C’était une jolie jeune fille, bouclettes et yeux clairs, qui s’était préparée à la rencontre avec la police. Dans son sourire, je voyais tout le stock de dérision qu’elle avait emporté avec elle.
— Notre président a dit que tout le monde doit rester à la maison mais il est important de sortir.
— En tout cas pas la nuit et en train de souiller les édifices publics.
— Vous voulez que je vous énumère les canons, les prescriptions de la politique de confinement ?
Elle n’a pas attendu ma réponse. De sa voix gonflée à bloc elle m’a mitraillé en direct :
— Les masques ne servent à rien, mais il faudrait peut-être en porter, ça peut sauver, ça sert à rien mais ça sera peut-être obligatoire.
— Les magasins sont fermés, sauf ceux qui sont ouverts.
— Il ne faut pas aller dans les hôpitaux, sauf s'il faut y aller, même chose pour les médecins, il ne faut y aller qu'en cas d'urgence à condition que vous ne soyez pas malade.
— Ce virus est mortel, mais pas trop effrayant, en fait ça va être une catastrophe planétaire.
— Les gants n'aideront pas, mais ils peuvent aider quand même.
— La nourriture dans le supermarché ne manquera pas, mais il y a plein de choses qui manquent si vous y allez en fin de journée, mais il ne faut pas y aller le matin.
— Le virus n'a pas d'effets sur les enfants sauf sur ceux sur qui il en a...
— Les animaux ne sont pas atteints, mais il y a malgré tout un chat qui a été testé positif, quand on ne testait encore personne, mais ce chat oui.
— Vous aurez de nombreux symptômes si vous êtes malade, mais vous pouvez aussi tomber malade sans symptôme, avoir des symptômes sans être malade ou être contagieux sans symptôme.
— Pour ne pas être malade, vous devez bien manger et faire du sport, mais mangez malgré tout ce que vous avez sous la main et c'est mieux de ne pas sortir…
— Il est préférable de prendre l'air, mais vous serez très mal vu si vous allez vous aérer, surtout n'allez pas dans les parcs, ou alors sans vous asseoir.
— Vous ne pouvez pas aller chez les personnes âgées, mais vous devez vous en occuper et apporter des courses et des médicaments.
— Vous ne pouvez pas sortir si vous êtes malade, mais vous pouvez aller à la pharmacie. Pour les soignants, même avec de la température, vous pouvez travailler.
— Vous pouvez commander la livraison de plats préparés (genre pizza) qui l'ont peut-être été par des personnes qui ne portaient ni masques ni gants.

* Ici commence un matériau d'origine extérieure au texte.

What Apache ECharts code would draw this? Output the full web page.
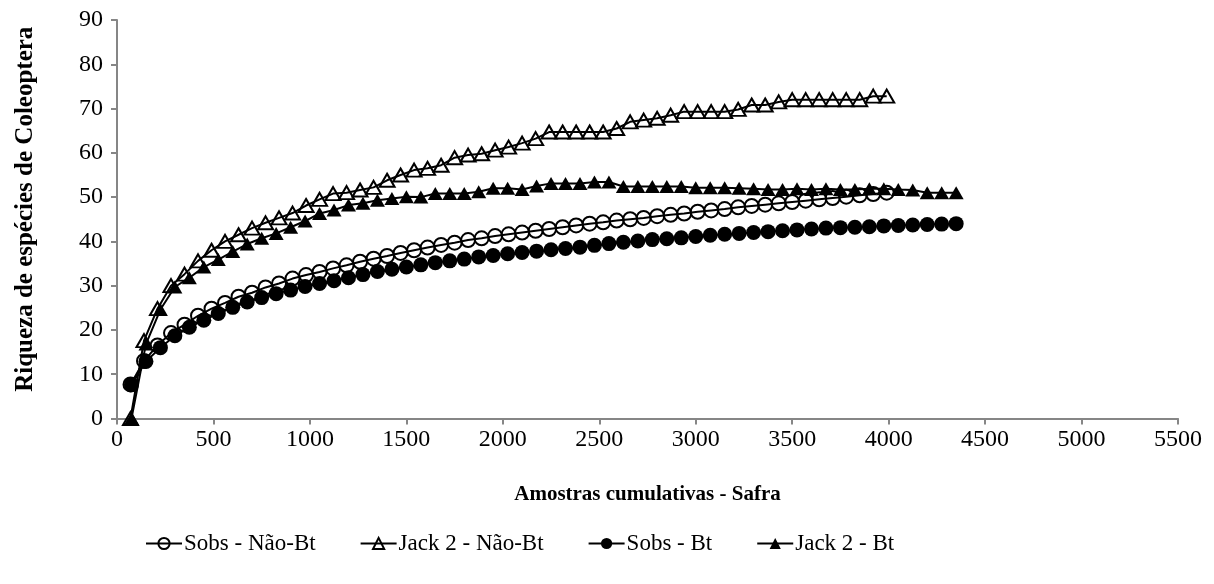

-- Vous ne pouvez pas voir votre mère ou votre grand-mère âgées, mais vous pouvez prendre un taxi conduit par une personne âgée.
— Vous pouvez vous promener avec un ami mais pas avec votre famille si elle ne vit pas sous le même toit.

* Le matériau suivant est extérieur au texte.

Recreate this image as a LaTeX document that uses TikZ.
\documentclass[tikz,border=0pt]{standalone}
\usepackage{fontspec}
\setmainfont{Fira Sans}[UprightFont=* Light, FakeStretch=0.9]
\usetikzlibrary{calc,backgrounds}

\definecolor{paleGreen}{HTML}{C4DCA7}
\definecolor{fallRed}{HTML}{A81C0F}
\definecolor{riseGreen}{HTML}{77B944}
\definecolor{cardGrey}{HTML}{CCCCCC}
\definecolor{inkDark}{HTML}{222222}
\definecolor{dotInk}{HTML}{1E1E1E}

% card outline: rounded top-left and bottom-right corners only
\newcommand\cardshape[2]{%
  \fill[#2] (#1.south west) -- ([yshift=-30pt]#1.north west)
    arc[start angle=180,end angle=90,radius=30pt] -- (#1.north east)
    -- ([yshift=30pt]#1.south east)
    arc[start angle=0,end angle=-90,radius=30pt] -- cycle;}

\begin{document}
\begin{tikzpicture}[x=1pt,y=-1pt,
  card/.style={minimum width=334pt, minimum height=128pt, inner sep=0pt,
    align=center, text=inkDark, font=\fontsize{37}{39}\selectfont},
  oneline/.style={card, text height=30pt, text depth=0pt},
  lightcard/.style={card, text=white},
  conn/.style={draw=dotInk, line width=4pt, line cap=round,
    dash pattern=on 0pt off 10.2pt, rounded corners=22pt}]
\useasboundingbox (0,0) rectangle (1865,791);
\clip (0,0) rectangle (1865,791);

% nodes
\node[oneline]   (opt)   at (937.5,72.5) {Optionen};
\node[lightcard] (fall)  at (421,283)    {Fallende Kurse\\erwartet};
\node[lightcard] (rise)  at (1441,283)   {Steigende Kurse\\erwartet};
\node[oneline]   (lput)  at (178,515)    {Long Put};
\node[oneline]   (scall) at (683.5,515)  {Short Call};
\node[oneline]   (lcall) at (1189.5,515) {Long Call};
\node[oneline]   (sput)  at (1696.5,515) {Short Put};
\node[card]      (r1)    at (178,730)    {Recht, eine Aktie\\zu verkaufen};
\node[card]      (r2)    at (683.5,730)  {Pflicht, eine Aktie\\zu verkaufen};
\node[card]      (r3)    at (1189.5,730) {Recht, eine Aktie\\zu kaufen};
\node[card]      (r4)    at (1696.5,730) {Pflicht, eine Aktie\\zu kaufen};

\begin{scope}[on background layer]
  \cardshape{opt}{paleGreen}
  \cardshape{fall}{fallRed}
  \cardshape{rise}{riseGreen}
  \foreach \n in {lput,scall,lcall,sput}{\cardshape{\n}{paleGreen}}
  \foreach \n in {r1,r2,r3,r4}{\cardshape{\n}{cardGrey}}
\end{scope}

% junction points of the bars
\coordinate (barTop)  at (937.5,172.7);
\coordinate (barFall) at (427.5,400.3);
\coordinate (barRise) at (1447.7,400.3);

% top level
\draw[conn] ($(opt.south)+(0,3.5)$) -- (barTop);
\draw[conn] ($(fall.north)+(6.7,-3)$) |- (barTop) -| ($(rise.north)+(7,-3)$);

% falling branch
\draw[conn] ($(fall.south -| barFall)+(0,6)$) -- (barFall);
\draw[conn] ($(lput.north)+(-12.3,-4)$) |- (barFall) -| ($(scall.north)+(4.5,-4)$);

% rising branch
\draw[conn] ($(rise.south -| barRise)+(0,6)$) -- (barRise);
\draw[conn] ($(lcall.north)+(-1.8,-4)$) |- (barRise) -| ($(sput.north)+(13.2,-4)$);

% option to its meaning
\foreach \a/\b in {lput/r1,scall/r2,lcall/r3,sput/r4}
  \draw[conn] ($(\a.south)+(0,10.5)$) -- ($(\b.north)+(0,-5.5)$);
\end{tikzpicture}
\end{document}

— On vous dit que se promener avec la bonne "distanciation sociale" n'est pas dangereux, alors pourquoi on ne peut pas se promener avec d'autres amis ou de la famille (un à la fois) si on est dehors à la bonne distance ?
— Le virus reste actif sur différentes surfaces pendant deux heures, non, quatre, non, six, non … on n’a pas dit des heures, c'est peut-être des jours ?

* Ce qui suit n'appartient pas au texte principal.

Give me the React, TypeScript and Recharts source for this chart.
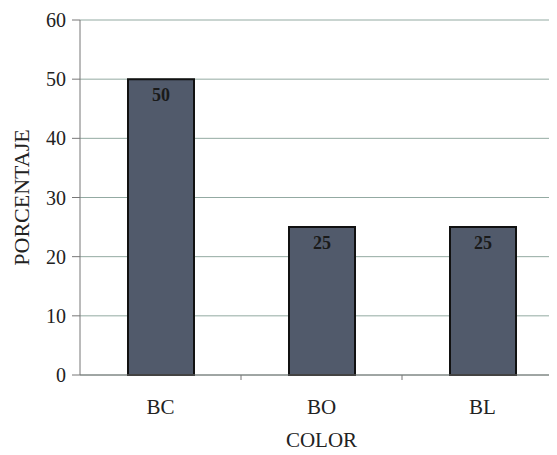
import { BarChart, Bar, XAxis, YAxis, CartesianGrid, LabelList } from 'recharts';

const colores = ['BC', 'BO', 'BL'];
const porcentajes = [50, 25, 25];
const yTicks = [0, 10, 20, 30, 40, 50, 60];

const data = colores.map((c, i) => ({ color: c, pct: porcentajes[i] }));

const W = 555;
const H = 447;
const Y_W = 72;
const FONT = '"Liberation Serif", "Times New Roman", serif';
const band = (W - Y_W) / colores.length;

// category label plus the small boundary tick to its right
function ColorTick(props: any) {
  const { x, y, payload } = props;
  const edge = x + band / 2;
  return (
    <g>
      <line x1={edge} y1={y - 8} x2={edge} y2={y - 3} stroke="#777" />
      <text x={x} y={y + 31} textAnchor="middle" fontFamily={FONT} fontSize={21} fill="#222">
        {payload.value}
      </text>
    </g>
  );
}

export default function App() {
  return (
    <BarChart width={W} height={H} data={data} margin={{ top: 12, right: 0, bottom: 0, left: 0 }} barSize={66}>
      <CartesianGrid vertical={false} stroke="#93aaa2" />
      <XAxis
        dataKey="color"
        height={80}
        tick={<ColorTick />}
        tickLine={false}
        axisLine={{ stroke: '#777' }}
        label={{ value: 'COLOR', position: 'insideBottom', offset: 8, fontFamily: FONT, fontSize: 21, fill: '#222' }}
      />
      <YAxis
        width={Y_W}
        domain={[0, 60]}
        ticks={yTicks}
        tickSize={8}
        tickMargin={6}
        tick={{ fontFamily: FONT, fontSize: 20, fill: '#222' }}
        axisLine={{ stroke: '#777' }}
        tickLine={{ stroke: '#777' }}
        label={{ value: 'PORCENTAJE', angle: -90, position: 'insideLeft', offset: 13, fontFamily: FONT, fontSize: 22, fill: '#222', style: { textAnchor: 'middle' } }}
      />
      <Bar dataKey="pct" fill="#515a6b" stroke="#111" strokeWidth={2} isAnimationActive={false}>
        <LabelList dataKey="pct" position="insideTop" offset={9} fontFamily={FONT} fontSize={18} fontWeight="bold" fill="#1a1a1a" />
      </Bar>
    </BarChart>
  );
}
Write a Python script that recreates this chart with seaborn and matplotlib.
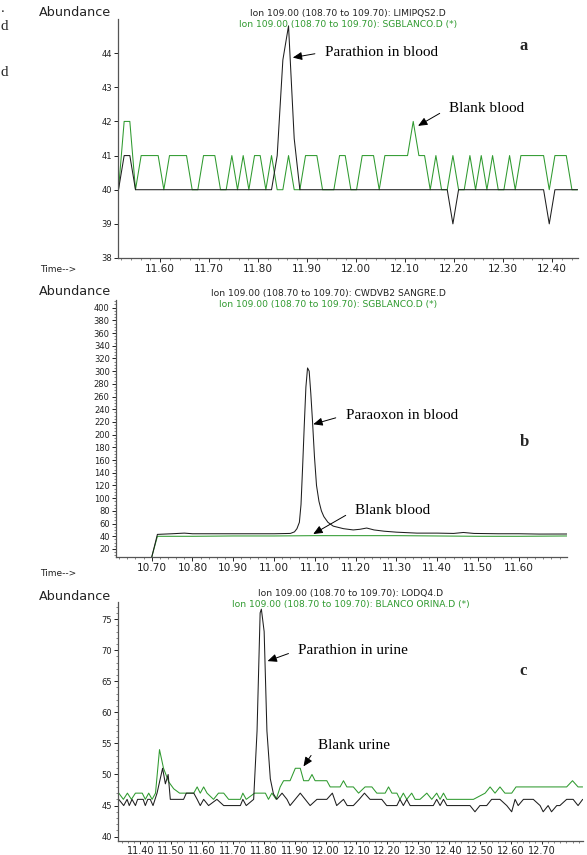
import numpy as np
import pandas as pd
import matplotlib
matplotlib.use("Agg")
import matplotlib.pyplot as plt
from matplotlib.ticker import MultipleLocator, FixedLocator, FormatStrFormatter
import seaborn as sns

# ------------------------------------------------------------------ #
# Data (ion 109, SIM)
# ------------------------------------------------------------------ #

# panel a: one value per scan, scans start at a_start every a_scan min
a_start = 11.515
a_scan = 0.01157
a_blank = [40, 42, 42, 40, 41, 41, 41, 41, 40, 41,
           41, 41, 41, 40, 40, 41, 41, 41, 40, 40,
           41, 40, 41, 40, 41, 41, 40, 41, 40, 40,
           41, 40, 40, 41, 41, 41, 40, 40, 40, 41,
           41, 40, 40, 41, 41, 41, 40, 41, 41, 41,
           41, 41, 42, 41, 41, 40, 41, 40, 40, 41,
           40, 40, 41, 40, 41, 40, 41, 40, 40, 41,
           40, 41, 41, 41, 41, 41, 40, 41, 41, 41,
           40, 40]
a_sample = [40, 41, 41, 40, 40, 40, 40, 40, 40, 40,
            40, 40, 40, 40, 40, 40, 40, 40, 40, 40,
            40, 40, 40, 40, 40, 40, 40, 40, 41, 43.8,
            44.8, 41.5, 40, 40, 40, 40, 40, 40, 40, 40,
            40, 40, 40, 40, 40, 40, 40, 40, 40, 40,
            40, 40, 40, 40, 40, 40, 40, 40, 40, 39,
            40, 40, 40, 40, 40, 40, 40, 40, 40, 40,
            40, 40, 40, 40, 40, 40, 39, 40, 40, 40,
            40, 40]

# panel b: paraoxon in blood
b_sample_t = [10.700, 10.714, 10.750, 10.780, 10.800, 10.900, 11.000, 11.040, 11.050, 11.056,
              11.062, 11.066, 11.070, 11.074, 11.078, 11.082, 11.086, 11.090, 11.094, 11.099,
              11.104, 11.110, 11.116, 11.122, 11.132, 11.145, 11.170, 11.194, 11.210, 11.227,
              11.245, 11.270, 11.300, 11.350, 11.400, 11.440, 11.464, 11.490, 11.550, 11.600,
              11.650, 11.718]
b_sample = [7, 43, 44, 45, 44, 44, 44, 44.5, 47, 52,
            62, 90, 150, 215, 275, 305, 300, 265, 223, 165,
            120, 95, 80, 71, 62, 56, 52, 50, 51, 53,
            50, 48, 46.5, 45, 45, 44.5, 46, 44.5, 44, 44,
            43.5, 43.6]
b_blank_t = [10.700, 10.714, 10.800, 10.900, 11.000, 11.100, 11.200, 11.300, 11.400, 11.500,
             11.600, 11.718]
b_blank = [7, 40, 40, 40.5, 40.5, 41, 41, 41, 40.5, 40,
           40, 40.5]

# panel c: parathion in urine
c_sample_t = [11.330, 11.346, 11.357, 11.364, 11.373, 11.384, 11.391, 11.409, 11.416, 11.424,
              11.432, 11.441, 11.454, 11.472, 11.481, 11.490, 11.497, 11.540, 11.549, 11.573,
              11.584, 11.594, 11.605, 11.621, 11.648, 11.670, 11.724, 11.732, 11.743, 11.767,
              11.778, 11.788, 11.792, 11.801, 11.810, 11.821, 11.831, 11.842, 11.859, 11.875,
              11.885, 11.918, 11.950, 11.972, 12.004, 12.022, 12.036, 12.058, 12.070, 12.090,
              12.109, 12.126, 12.144, 12.182, 12.198, 12.231, 12.241, 12.252, 12.263, 12.274,
              12.349, 12.360, 12.371, 12.382, 12.393, 12.468, 12.484, 12.500, 12.522, 12.538,
              12.565, 12.587, 12.603, 12.614, 12.624, 12.641, 12.673, 12.695, 12.705, 12.721,
              12.732, 12.749, 12.759, 12.781, 12.802, 12.818, 12.833]
c_sample = [46, 45, 46, 45, 46, 45, 46, 46, 45, 46,
            46, 45, 47, 51, 48.5, 50, 46, 46, 47, 47,
            46, 45, 46, 45, 46, 45, 45, 46, 45, 46,
            57, 76, 76.6, 73, 57, 49.3, 46.9, 46, 47, 46,
            45, 47, 45, 46, 46, 47, 45, 46, 45, 45,
            46, 47, 46, 46, 45, 45, 46, 45, 46, 45,
            45, 46, 45, 46, 45, 45, 44, 45, 45, 46,
            46, 45, 44, 46, 45, 46, 46, 45, 44, 45,
            44, 45, 45, 46, 46, 45, 46]
c_blank_t = [11.330, 11.345, 11.358, 11.371, 11.384, 11.406, 11.416, 11.427, 11.438, 11.449,
             11.462, 11.475, 11.492, 11.508, 11.527, 11.573, 11.584, 11.594, 11.605, 11.616,
             11.637, 11.653, 11.670, 11.686, 11.724, 11.732, 11.743, 11.770, 11.805, 11.815,
             11.826, 11.840, 11.853, 11.864, 11.885, 11.902, 11.918, 11.929, 11.945, 11.956,
             11.966, 12.004, 12.015, 12.047, 12.058, 12.069, 12.090, 12.107, 12.128, 12.150,
             12.166, 12.193, 12.204, 12.215, 12.231, 12.241, 12.252, 12.263, 12.279, 12.290,
             12.306, 12.328, 12.344, 12.360, 12.371, 12.382, 12.393, 12.479, 12.517, 12.533,
             12.549, 12.565, 12.581, 12.603, 12.617, 12.781, 12.800, 12.818, 12.833]
c_blank = [47, 46, 47, 46, 47, 47, 46, 47, 46, 47,
           54, 51, 48.8, 47.7, 47, 47, 48, 47, 48, 47,
           46, 47, 47, 46, 46, 47, 46, 47, 47, 46,
           47, 46, 48, 49, 49, 51, 51, 49, 49, 50,
           49, 49, 48, 48, 49, 48, 48, 47, 48, 48,
           47, 47, 48, 47, 47, 46, 47, 46, 47, 46,
           46, 47, 46, 47, 46, 47, 46, 46, 47, 48,
           47, 48, 47, 47, 48, 48, 49, 48, 48]

headers = {
    "a": ("Ion 109.00 (108.70 to 109.70): LIMIPQS2.D",
          "Ion 109.00 (108.70 to 109.70): SGBLANCO.D (*)"),
    "b": ("Ion 109.00 (108.70 to 109.70): CWDVB2 SANGRE.D",
          "Ion 109.00 (108.70 to 109.70): SGBLANCO.D (*)"),
    "c": ("Ion 109.00 (108.70 to 109.70): LODQ4.D",
          "Ion 109.00 (108.70 to 109.70): BLANCO ORINA.D (*)"),
}

# ------------------------------------------------------------------ #
# Figure
# ------------------------------------------------------------------ #
W, H = 587, 855
GREEN = "#2f9a2f"
DARK = "#1e1e1e"
AXC = "#555555"
SERIF = "Liberation Serif"

sns.set_style("ticks")
plt.rcParams["font.family"] = ["DejaVu Sans"]

fig = plt.figure(figsize=(W / 100, H / 100), dpi=100)


def px(x, y):
    # pixel position (from top-left) -> figure fraction
    return x / W, 1 - y / H


def make_axes(left, top, right, bottom):
    return fig.add_axes([left / W, 1 - bottom / H, (right - left) / W, (bottom - top) / H])


def style(ax, xlim, ylim, xmajor, xminor, ymajor, yminor, xsize=7.6):
    ax.set_xlim(*xlim)
    ax.set_ylim(*ylim)
    ax.xaxis.set_major_locator(FixedLocator(xmajor))
    ax.xaxis.set_minor_locator(MultipleLocator(xminor))
    ax.xaxis.set_major_formatter(FormatStrFormatter("%.2f"))
    ax.yaxis.set_major_locator(FixedLocator(ymajor))
    if yminor:
        ax.yaxis.set_minor_locator(MultipleLocator(yminor))
    ax.set_xlabel("")
    ax.set_ylabel("")
    sns.despine(ax=ax)
    for s in ("left", "bottom"):
        ax.spines[s].set_color(AXC)
        ax.spines[s].set_linewidth(0.9)
    ax.tick_params(which="major", length=3, width=0.7, color=AXC, pad=1.5)
    ax.tick_params(which="minor", length=1.6, width=0.5, color=AXC)
    ax.tick_params(axis="x", labelsize=xsize, colors="#222222")
    ax.tick_params(axis="y", labelsize=6, colors="#222222")
    ax.tick_params(which="minor", color=AXC)


def trace(ax, t, v, color):
    df = pd.DataFrame({"t": t, "v": v})
    sns.lineplot(data=df, x="t", y="v", ax=ax, color=color, linewidth=0.75,
                 estimator=None, legend=False)


def arrow(ax, label, tip, txt_xy):
    ax.annotate(label, xy=tip, xycoords="data", xytext=px(*txt_xy),
                textcoords="figure fraction", ha="left", va="center",
                fontsize=11, family=SERIF, color="black",
                arrowprops=dict(arrowstyle="-|>,head_length=0.5,head_width=0.22",
                                color="black", lw=0.7, shrinkA=5, shrinkB=0,
                                relpos=(0, 0.5)))


def header(key, cx, y1, y2):
    fig.text(*px(cx, y1), headers[key][0], ha="center", va="center", fontsize=6.6, color="#222222")
    fig.text(*px(cx, y2), headers[key][1], ha="center", va="center", fontsize=6.6, color=GREEN)


# ---- panel a ------------------------------------------------------ #
ax_a = make_axes(118, 19, 578, 258)
t_a = a_start + a_scan * np.arange(len(a_blank))
trace(ax_a, t_a, a_blank, GREEN)
trace(ax_a, t_a, a_sample, DARK)
style(ax_a, (11.514, 12.453), (38, 45),
      np.round(np.arange(11.60, 12.41, 0.10), 2), 0.02, [38, 39, 40, 41, 42, 43, 44], None)
header("a", 348, 13.5, 24.5)
arrow(ax_a, "Parathion in blood", (11.8708, 43.87), (325, 52))
arrow(ax_a, "Blank blood", (12.1265, 41.87), (449, 108))
fig.text(*px(524, 46), "a", ha="center", va="center", fontsize=12, fontweight="bold", family=SERIF)
fig.text(*px(39, 12), "Abundance", ha="left", va="center", fontsize=9.2, color="#222222")
fig.text(*px(40, 270), "Time-->", ha="left", va="center", fontsize=6.5, color="#222222")

# ---- panel b ------------------------------------------------------ #
ax_b = make_axes(116, 300, 567, 557)
trace(ax_b, b_blank_t, b_blank, GREEN)
trace(ax_b, b_sample_t, b_sample, DARK)
style(ax_b, (10.6125, 11.718), (7.4, 412),
      np.round(np.arange(10.70, 11.61, 0.10), 2), 0.02, list(range(20, 401, 20)), 5)
header("b", 328, 293.5, 304.5)
arrow(ax_b, "Paraoxon in blood", (11.096, 216.4), (345.7, 415))
arrow(ax_b, "Blank blood", (11.096, 43.6), (355, 510))
fig.text(*px(524, 441.7), "b", ha="center", va="center", fontsize=12, fontweight="bold", family=SERIF)
fig.text(*px(39, 291.7), "Abundance", ha="left", va="center", fontsize=9.2, color="#222222")
fig.text(*px(40, 573), "Time-->", ha="left", va="center", fontsize=6.5, color="#222222")

# ---- panel c ------------------------------------------------------ #
ax_c = make_axes(118.3, 601.7, 583, 841)
trace(ax_c, c_blank_t, c_blank, GREEN)
trace(ax_c, c_sample_t, c_sample, DARK)
style(ax_c, (11.3285, 12.834), (39.3, 77.8),
      np.round(np.arange(11.40, 12.71, 0.10), 2), 0.02, [40, 45, 50, 55, 60, 65, 70, 75], 1,
      xsize=7)
ax_c.tick_params(axis="x", which="major", length=2.5, pad=0.8)
header("c", 351, 593.5, 604.5)
arrow(ax_c, "Parathion in urine", (11.812, 68.24), (298.3, 650))
arrow(ax_c, "Blank urine", (11.9285, 51.3), (318.3, 745))
fig.text(*px(522.7, 670.7), "c", ha="center", va="center", fontsize=12, fontweight="bold", family=SERIF)
fig.text(*px(39, 596), "Abundance", ha="left", va="center", fontsize=9.2, color="#222222")

# caption letters from the neighbouring column, at the left edge
fig.text(*px(0.5, 27), "d", ha="left", va="center", fontsize=11, family=SERIF)
fig.text(*px(0.5, 72), "d", ha="left", va="center", fontsize=11, family=SERIF)
fig.text(*px(0.5, 9), ".", ha="left", va="center", fontsize=11, family=SERIF)

fig.savefig("out.png", dpi=100)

— Le virus reste en suspension dans l'air enfin non, ou oui, peut-être, surtout dans une pièce fermée, en une heure un malade peut en contaminer dix, donc si ça se trouve : tous nos enfants ont déjà été contaminés à l'école avant qu'elles ferment.
— On compte le nombre de morts mais on ne sait pas dire combien de personnes sont infectées, puisque jusqu'ici on n’a testé que ceux qui étaient "presque morts" pour savoir si c'était de ça qu'ils allaient mourir...
— On n'a pas de traitement sauf qu'il y en a peut-être un, qui n'est apparemment pas dangereux sauf si on en prend trop (ce qui est le cas de tous les médocs, non ?)
— On devrait rester confinés jusqu'à la disparition du virus mais il ne va disparaître que si on arrive à une immunité collective, et donc à condition qu'il circule... et pour ça il faut qu'on ne soit plus confinés !... *
— Voilà ce qu’on trouve sur les réseaux, lança-t-elle, le geste vers les immeubles. Au même moment, provenant du Thx à protons, l’alerte était donnée : la parole véhiculée par l’imprécatrice se diffusait dans tous les murs du Quartier latin et allait polluer le reste de la capitale, puis elle se propagerait partout.
Jacques Mondoloni
* Le passage en italiques est une compilation de messages circulant sur les réseaux sociaux.